Hi Alex, thanks a lot for this. Yes the dam break benchmark problem is too big to analyse but I only included it in my original issue as it was the minimum amount of steps required for you to reproduce the issue I was having. I have tested it on a much smaller problem and I can confirm it runs all the way through without any issues and I get the .gh report at the end (when compiled without debug symbols).
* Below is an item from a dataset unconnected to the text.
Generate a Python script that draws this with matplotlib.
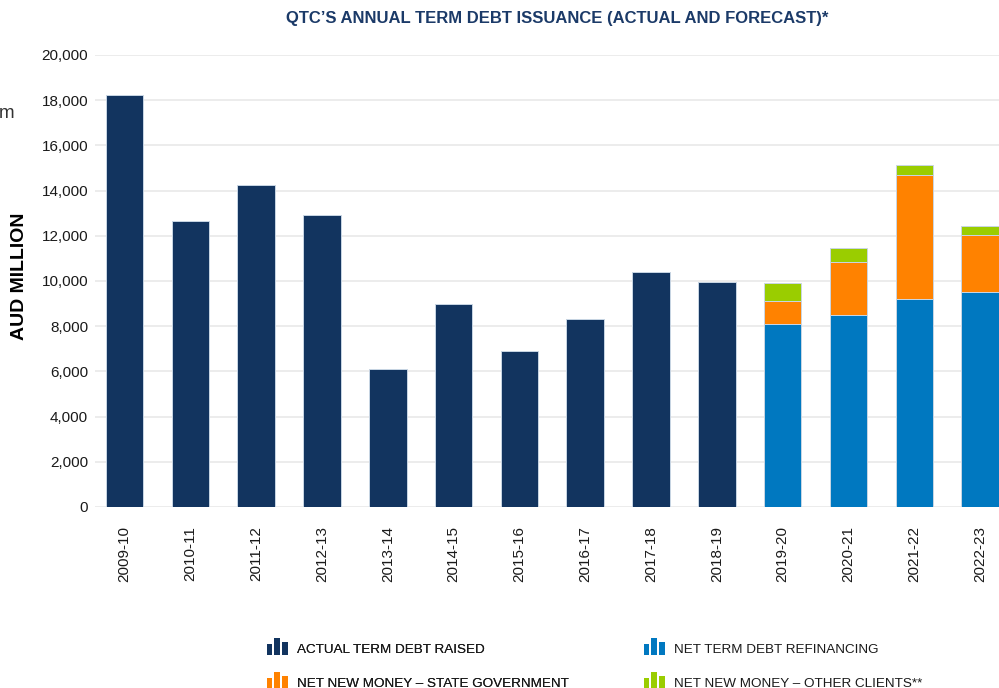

The last problem I'm having now is when I compile with debug symbols the program executes fine; however, at the end when herbgrind is writing out the report there seems to be an issue:

==6028== 

Herbgrind: helper/bbuf.c:50 (printBBuf): Assertion 'printLength < bbuf->bound' failed.
Herbgrind: trying to print 0 character past bound!

host stacktrace:
==6028==    at 0x5807EC0A: show_sched_status_wrk (m_libcassert.c:369)
==6028==    by 0x5807ED17: report_and_quit (m_libcassert.c:440)
==6028==    by 0x5807EEB1: vgPlain_assert_fail (m_libcassert.c:506)
==6028==    by 0x580520A4: printBBuf (bbuf.c:48)
==6028==    by 0x5805EC22: getAddrString (shadowop-info.c:127)
==6028==    by 0x580612B7: writeOutput (output.c:234)
==6028==    by 0x580E2F71: shutdown_actions_NORETURN (m_main.c:2171)
==6028==    by 0x5813413B: run_a_thread_NORETURN (syswrap-linux.c:203)

sched status:
  running_tid=1
HazardousPeach commented 5 years ago

Hey Joseph, It looks like your debug symbols are pretty big! That error message means that the getAddrString function, which looks up a program address to produce a human-readable line number, is overflowing it's buffer. The maximum size of address strings is currently 300 characters, but you'll have to increase that number to get your benchmark to run. You can change it by changing the #define MAX_ADDR_STRING_SIZE in src/runtime/op-shadowstate/shadowop-info.c.